An international team of scientists says the Arctic is warming much more rapidly than previously known because of the burning of fossil fuels around the world. Their four-year study says Arctic warming is occurring at nearly twice the rate of the rest of the world, with major impacts that are spreading far beyond the region, such as rising sea levels. VOA's David McAlary reports from Washington.

The 300 scientists who contributed to the report say concentrations of heat-trapping gases in the atmosphere, such as carbon dioxide, have caused a three to four degree Celsius rise in Arctic temperatures over the last 50 years. The report says the trend is expected to continue over the next century with an additional average temperature increase of three to five degrees over land and up to seven degrees over the Arctic Ocean.

The author, Susan Hassol [HASS-sul], says the amount of Arctic Sea ice during the summer is expected to decline by at least half by the end of this century.

"Temperatures have gone up, the sea ice has retreated, the glacial mass is retreating, and the snow cover season is shortening. All of those are very strong evidence of warming from all around the Arctic. What you can see is even greater increases projected for the future than what we've seen in the past."

The scientific assessment was commissioned by the Arctic Council, a ministerial level organization composed of the United States and seven other nations with Arctic regions and six indigenous peoples' groups. The council will consider the findings at a meeting this week in Reykjavik, Iceland.

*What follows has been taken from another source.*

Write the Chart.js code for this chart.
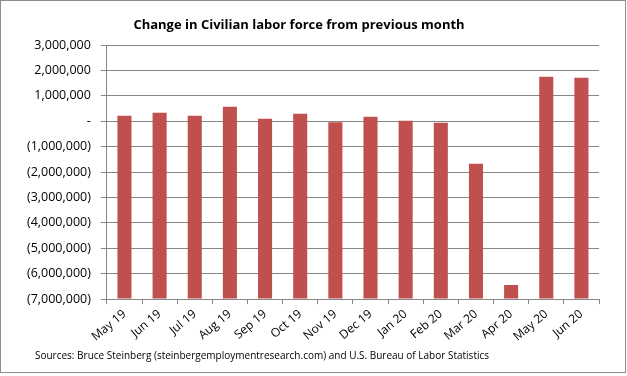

The report incorporates results from five major global climate models used by the United Nations Intergovernmental Panel on Climate Change.

The chairman of the panel who wrote the report, Robert Correll of the American Meteorological Society, says that if the Arctic ice cover declines as expected, polar bears and some seal species may become extinct and Arctic peoples will suffer severe economic consequences.

"Climate change is really happening in the Arctic and it is having deleterious effects on many systems. The preponderance of evidence is suggesting that it is creating some very difficult times for the people who live there, for the animals and plants that are residing there."

The impact will soon be felt beyond the Arctic, according to Michael McCracken of the U.S.-based non-profit organization the Climate Institute. He says the most pronounced global effect will be rising sea levels, which will inundate coastlines and other low areas.

"There's a lot of ice on Greenland. Once we start this melting going, it has the potential for raising sea level very significantly. We're not talking about sea level rise just in the Arctic. We're talking about sea level rise around the globe, so everybody is going to experience it, particularly regions that have low lying areas."

Two senators from the opposing U.S. political parties -- Republican John McCain and Democrat Joseph Lieberman -- say the report shows that global warming is making it more difficult for human society and wildlife to adapt. They again plan to propose a law requiring cuts in U.S. greenhouse gas emissions. Those are the gases that scientists say trap heat in the atmosphere and cause global warming. The senators' effort last year failed by seven votes in the 100 seat Senate.

President Bush rejects that approach and decided against allowing the United States to sign an international treaty that imposes such limits, the Kyoto Protocol. He argues that the accord would hurt American economic growth because he says it requires more of the United States than of other countries. Instead, he seeks voluntary cuts in greenhouse gas emissions and calls for an increase in government spending on climate change research.